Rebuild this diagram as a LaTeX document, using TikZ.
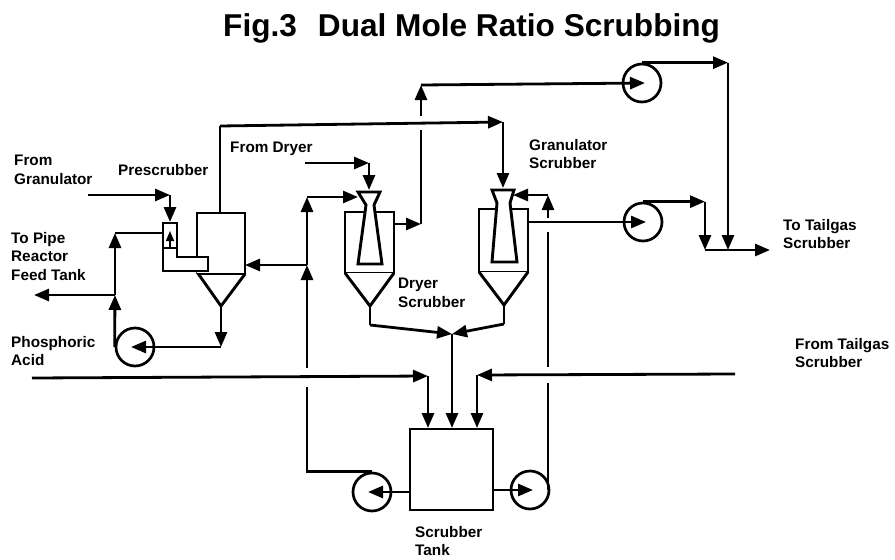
\documentclass[tikz,border=0pt]{standalone}
\usepackage{fontspec}
\setmainfont{Liberation Sans}
\usetikzlibrary{arrows.meta}
\tikzset{
  x=1pt,y=-1pt,
  pipe/.style={line width=2.8pt,line cap=square,line join=miter,black},
  flow/.style={pipe,-{Triangle[length=15pt,width=12pt]}},
  smallflow/.style={line width=1.5pt,-{Triangle[length=10pt,width=8pt]}},
  vessel/.style={line width=2.9pt,line join=miter,black,fill=white},
  pumpnode/.style={circle,draw=black,line width=2.7pt,minimum size=38pt,inner sep=0pt},
  tanknode/.style={rectangle,draw=black,line width=2.9pt,minimum width=83pt,minimum height=81pt,inner sep=0pt},
  lbl/.style={anchor=north west,inner sep=0pt,align=left,font=\bfseries\fontsize{15.3}{18.6}\selectfont},
  ttl/.style={anchor=base west,inner sep=0pt,font=\bfseries\fontsize{31.6}{34}\selectfont}
}
\begin{document}
\begin{tikzpicture}
\useasboundingbox (0,0) rectangle (895,560);
% labels
\node[ttl] (title) at (223,36.5) {Fig.3\hspace{21pt}Dual Mole Ratio Scrubbing};
\node[lbl] (lgran) at (14,155) {From\\Granulator};
\node[lbl] (lpre) at (118,164) {Prescrubber};
\node[lbl] (lpipe) at (11,232) {To Pipe\\Reactor\\Feed Tank};
\node[lbl] (lphos) at (11,336) {Phosphoric\\Acid};
\node[lbl] (ldry) at (230,142) {From Dryer};
\node[lbl] (lgs) at (529,139) {Granulator\\Scrubber};
\node[lbl] (lds) at (398,278) {Dryer\\Scrubber};
\node[lbl] (lttg) at (783,219) {To Tailgas\\Scrubber};
\node[lbl] (lftg) at (795,338) {From Tailgas\\Scrubber};
\node[lbl] (lst) at (415,526) {Scrubber\\Tank};
% equipment nodes
\node[tanknode] (tank) at (451.5,469.5) {};
\node[pumpnode] (p1) at (135,347) {};
\node[pumpnode] (p2) at (372,492) {};
\node[pumpnode] (p3) at (530,490) {};
\node[pumpnode] (p4) at (642,83) {};
\node[pumpnode] (p5) at (643,222) {};
% prescrubber
\draw[vessel] (197,272) -- (221,306) -- (245,274);
\draw[vessel] (197,257) -- (197,213) -- (245,213) -- (245,274) -- (197,274);
\draw[vessel] (163,223) -- (177,223) -- (177,257) -- (208,257) -- (208,271) -- (163,271) -- cycle;
\draw[vessel] (163,248) -- (177,248);
\coordinate (pretop) at (220,213);
\coordinate (preapex) at (221,306);
\coordinate (preside) at (245,265);
\coordinate (prevent) at (170,222);
% dryer scrubber
\draw[vessel] (345,273) -- (345,212) -- (394,212) -- (394,273) -- cycle;
\draw[vessel] (345,273) -- (370,306) -- (394,273);
\draw[vessel] (358,192) -- (380,192) -- (374,205) -- (382,264) -- (358,264) -- (366,205) -- cycle;
\coordinate (dsapex) at (370,306);
\coordinate (dsout) at (394,224);
\coordinate (dsgas) at (369,190);
\coordinate (dsliq) at (358,197);
% granulator scrubber
\draw[vessel] (479,272) -- (479,209) -- (528,209) -- (528,272) -- cycle;
\draw[vessel] (479,272) -- (504,305) -- (528,272);
\draw[vessel] (492,190) -- (514,190) -- (510,203) -- (517,262) -- (492,262) -- (497,203) -- cycle;
\coordinate (gsapex) at (504,305);
\coordinate (gsout) at (528,222);
\coordinate (gsgas) at (503,188);
\coordinate (gsliq) at (513,195);
% waypoints
\coordinate (g0) at (88,195); \coordinate (g1) at (170,195);
\coordinate (r1) at (115,295); \coordinate (r2) at (115,233); \coordinate (rv) at (163,233);
\coordinate (pipeend) at (34,295);
\coordinate (preb) at (221,347);
\coordinate (c0) at (220,126); \coordinate (c1) at (503,122);
\coordinate (d0) at (305,163); \coordinate (d1) at (369,163);
\coordinate (m0) at (307,368); \coordinate (m1) at (307,265); \coordinate (m2) at (307,197);
\coordinate (m3) at (307,387);
\coordinate (u0) at (421,224); \coordinate (u1) at (421,130); \coordinate (u2) at (421,116); \coordinate (u3) at (421,85);
\coordinate (u4) at (645,83);
\coordinate (t0) at (728,63); \coordinate (t1) at (728,250);
\coordinate (v0) at (705,202); \coordinate (v1) at (705,250); \coordinate (out) at (770,250);
\coordinate (b0) at (370,325); \coordinate (b1) at (504,324); \coordinate (bj) at (452,334);
\coordinate (ph0) at (32,378); \coordinate (ph1) at (428,376);
\coordinate (tg0) at (735,374); \coordinate (tg1) at (477,375);
\coordinate (l0) at (548,490); \coordinate (l1) at (548,383); \coordinate (l2) at (548,367);
\coordinate (l3) at (548,232); \coordinate (l4) at (548,218); \coordinate (l5) at (548,195);
% from granulator
\draw[flow] (g0) -- (g1);
\draw[flow] (g1) -- (prevent);
% prescrubber loop
\draw[flow] (preapex) -- (preb);
\draw[flow] (preb) -- (131,347);
\draw[flow] (p1.west) -- (r1);
\draw[flow] (r1) -- (r2);
\draw[pipe] (r2) -- (rv);
\draw[flow] (r1) -- (pipeend);
\draw[smallflow] (170,247) -- (170,231);
% top crossing line
\draw[pipe] (pretop) -- (c0);
\draw[flow] (c0) -- (c1);
\draw[flow] (c1) -- (gsgas);
% dryer feed
\draw[flow] (d0) -- (d1);
\draw[flow] (d1) -- (dsgas);
% left recycle
\draw[flow] (m0) -- (m1);
\draw[flow] (m1) -- (m2);
\draw[flow] (m2) -- (dsliq);
\draw[flow] (m1) -- (preside);
\draw[pipe] (m3) -- (m3 |- p2.north) -- (p2.north);
\draw[flow] (tank.west |- p2) -- (368,492);
% dryer scrubber gas
\draw[flow] (dsout) -- (u0);
\draw[pipe] (u0) -- (u1);
\draw[flow] (u2) -- (u3);
\draw[flow] (u3) -- (u4);
\draw[flow] (p4.north) -- (p4.north -| t0);
\draw[flow] (t0 |- p4.north) -- (t1);
% granulator scrubber gas
\draw[flow] (gsout) -- (646,222);
\draw[flow] (p5.north) -- (p5.north -| v0);
\draw[flow] (v0 |- p5.north) -- (v1);
\draw[flow] (v1) -- (out);
% underflow to tank
\draw[pipe] (dsapex) -- (b0);
\draw[flow] (b0) -- (bj);
\draw[pipe] (gsapex) -- (b1);
\draw[flow] (b1) -- (bj);
\draw[flow] (bj) -- (452,428);
\draw[flow] (ph0) -- (ph1);
\draw[flow] (ph1) -- (428,428);
\draw[flow] (tg0) -- (tg1);
\draw[flow] (tg1) -- (477,428);
% right recycle
\draw[flow] (tank.east |- p3) -- (533,490);
\draw[pipe] (l0) -- (l1);
\draw[pipe] (l2) -- (l3);
\draw[flow] (l4) -- (l5);
\draw[flow] (l5) -- (gsliq);
\end{tikzpicture}
\end{document}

┄┄┄┄┄┄

TASK BRIEF:
Without the pictures, retype the whole of the material above exactly.

COMPLETE ANSWER:
Rebuild this diagram as a LaTeX document, using TikZ.
\documentclass[tikz,border=0pt]{standalone}
\usepackage{fontspec}
\setmainfont{Liberation Sans}
\usetikzlibrary{arrows.meta}
\tikzset{
  x=1pt,y=-1pt,
  pipe/.style={line width=2.8pt,line cap=square,line join=miter,black},
  flow/.style={pipe,-{Triangle[length=15pt,width=12pt]}},
  smallflow/.style={line width=1.5pt,-{Triangle[length=10pt,width=8pt]}},
  vessel/.style={line width=2.9pt,line join=miter,black,fill=white},
  pumpnode/.style={circle,draw=black,line width=2.7pt,minimum size=38pt,inner sep=0pt},
  tanknode/.style={rectangle,draw=black,line width=2.9pt,minimum width=83pt,minimum height=81pt,inner sep=0pt},
  lbl/.style={anchor=north west,inner sep=0pt,align=left,font=\bfseries\fontsize{15.3}{18.6}\selectfont},
  ttl/.style={anchor=base west,inner sep=0pt,font=\bfseries\fontsize{31.6}{34}\selectfont}
}
\begin{document}
\begin{tikzpicture}
\useasboundingbox (0,0) rectangle (895,560);
% labels
\node[ttl] (title) at (223,36.5) {Fig.3\hspace{21pt}Dual Mole Ratio Scrubbing};
\node[lbl] (lgran) at (14,155) {From\\Granulator};
\node[lbl] (lpre) at (118,164) {Prescrubber};
\node[lbl] (lpipe) at (11,232) {To Pipe\\Reactor\\Feed Tank};
\node[lbl] (lphos) at (11,336) {Phosphoric\\Acid};
\node[lbl] (ldry) at (230,142) {From Dryer};
\node[lbl] (lgs) at (529,139) {Granulator\\Scrubber};
\node[lbl] (lds) at (398,278) {Dryer\\Scrubber};
\node[lbl] (lttg) at (783,219) {To Tailgas\\Scrubber};
\node[lbl] (lftg) at (795,338) {From Tailgas\\Scrubber};
\node[lbl] (lst) at (415,526) {Scrubber\\Tank};
% equipment nodes
\node[tanknode] (tank) at (451.5,469.5) {};
\node[pumpnode] (p1) at (135,347) {};
\node[pumpnode] (p2) at (372,492) {};
\node[pumpnode] (p3) at (530,490) {};
\node[pumpnode] (p4) at (642,83) {};
\node[pumpnode] (p5) at (643,222) {};
% prescrubber
\draw[vessel] (197,272) -- (221,306) -- (245,274);
\draw[vessel] (197,257) -- (197,213) -- (245,213) -- (245,274) -- (197,274);
\draw[vessel] (163,223) -- (177,223) -- (177,257) -- (208,257) -- (208,271) -- (163,271) -- cycle;
\draw[vessel] (163,248) -- (177,248);
\coordinate (pretop) at (220,213);
\coordinate (preapex) at (221,306);
\coordinate (preside) at (245,265);
\coordinate (prevent) at (170,222);
% dryer scrubber
\draw[vessel] (345,273) -- (345,212) -- (394,212) -- (394,273) -- cycle;
\draw[vessel] (345,273) -- (370,306) -- (394,273);
\draw[vessel] (358,192) -- (380,192) -- (374,205) -- (382,264) -- (358,264) -- (366,205) -- cycle;
\coordinate (dsapex) at (370,306);
\coordinate (dsout) at (394,224);
\coordinate (dsgas) at (369,190);
\coordinate (dsliq) at (358,197);
% granulator scrubber
\draw[vessel] (479,272) -- (479,209) -- (528,209) -- (528,272) -- cycle;
\draw[vessel] (479,272) -- (504,305) -- (528,272);
\draw[vessel] (492,190) -- (514,190) -- (510,203) -- (517,262) -- (492,262) -- (497,203) -- cycle;
\coordinate (gsapex) at (504,305);
\coordinate (gsout) at (528,222);
\coordinate (gsgas) at (503,188);
\coordinate (gsliq) at (513,195);
% waypoints
\coordinate (g0) at (88,195); \coordinate (g1) at (170,195);
\coordinate (r1) at (115,295); \coordinate (r2) at (115,233); \coordinate (rv) at (163,233);
\coordinate (pipeend) at (34,295);
\coordinate (preb) at (221,347);
\coordinate (c0) at (220,126); \coordinate (c1) at (503,122);
\coordinate (d0) at (305,163); \coordinate (d1) at (369,163);
\coordinate (m0) at (307,368); \coordinate (m1) at (307,265); \coordinate (m2) at (307,197);
\coordinate (m3) at (307,387);
\coordinate (u0) at (421,224); \coordinate (u1) at (421,130); \coordinate (u2) at (421,116); \coordinate (u3) at (421,85);
\coordinate (u4) at (645,83);
\coordinate (t0) at (728,63); \coordinate (t1) at (728,250);
\coordinate (v0) at (705,202); \coordinate (v1) at (705,250); \coordinate (out) at (770,250);
\coordinate (b0) at (370,325); \coordinate (b1) at (504,324); \coordinate (bj) at (452,334);
\coordinate (ph0) at (32,378); \coordinate (ph1) at (428,376);
\coordinate (tg0) at (735,374); \coordinate (tg1) at (477,375);
\coordinate (l0) at (548,490); \coordinate (l1) at (548,383); \coordinate (l2) at (548,367);
\coordinate (l3) at (548,232); \coordinate (l4) at (548,218); \coordinate (l5) at (548,195);
% from granulator
\draw[flow] (g0) -- (g1);
\draw[flow] (g1) -- (prevent);
% prescrubber loop
\draw[flow] (preapex) -- (preb);
\draw[flow] (preb) -- (131,347);
\draw[flow] (p1.west) -- (r1);
\draw[flow] (r1) -- (r2);
\draw[pipe] (r2) -- (rv);
\draw[flow] (r1) -- (pipeend);
\draw[smallflow] (170,247) -- (170,231);
% top crossing line
\draw[pipe] (pretop) -- (c0);
\draw[flow] (c0) -- (c1);
\draw[flow] (c1) -- (gsgas);
% dryer feed
\draw[flow] (d0) -- (d1);
\draw[flow] (d1) -- (dsgas);
% left recycle
\draw[flow] (m0) -- (m1);
\draw[flow] (m1) -- (m2);
\draw[flow] (m2) -- (dsliq);
\draw[flow] (m1) -- (preside);
\draw[pipe] (m3) -- (m3 |- p2.north) -- (p2.north);
\draw[flow] (tank.west |- p2) -- (368,492);
% dryer scrubber gas
\draw[flow] (dsout) -- (u0);
\draw[pipe] (u0) -- (u1);
\draw[flow] (u2) -- (u3);
\draw[flow] (u3) -- (u4);
\draw[flow] (p4.north) -- (p4.north -| t0);
\draw[flow] (t0 |- p4.north) -- (t1);
% granulator scrubber gas
\draw[flow] (gsout) -- (646,222);
\draw[flow] (p5.north) -- (p5.north -| v0);
\draw[flow] (v0 |- p5.north) -- (v1);
\draw[flow] (v1) -- (out);
% underflow to tank
\draw[pipe] (dsapex) -- (b0);
\draw[flow] (b0) -- (bj);
\draw[pipe] (gsapex) -- (b1);
\draw[flow] (b1) -- (bj);
\draw[flow] (bj) -- (452,428);
\draw[flow] (ph0) -- (ph1);
\draw[flow] (ph1) -- (428,428);
\draw[flow] (tg0) -- (tg1);
\draw[flow] (tg1) -- (477,428);
% right recycle
\draw[flow] (tank.east |- p3) -- (533,490);
\draw[pipe] (l0) -- (l1);
\draw[pipe] (l2) -- (l3);
\draw[flow] (l4) -- (l5);
\draw[flow] (l5) -- (gsliq);
\end{tikzpicture}
\end{document}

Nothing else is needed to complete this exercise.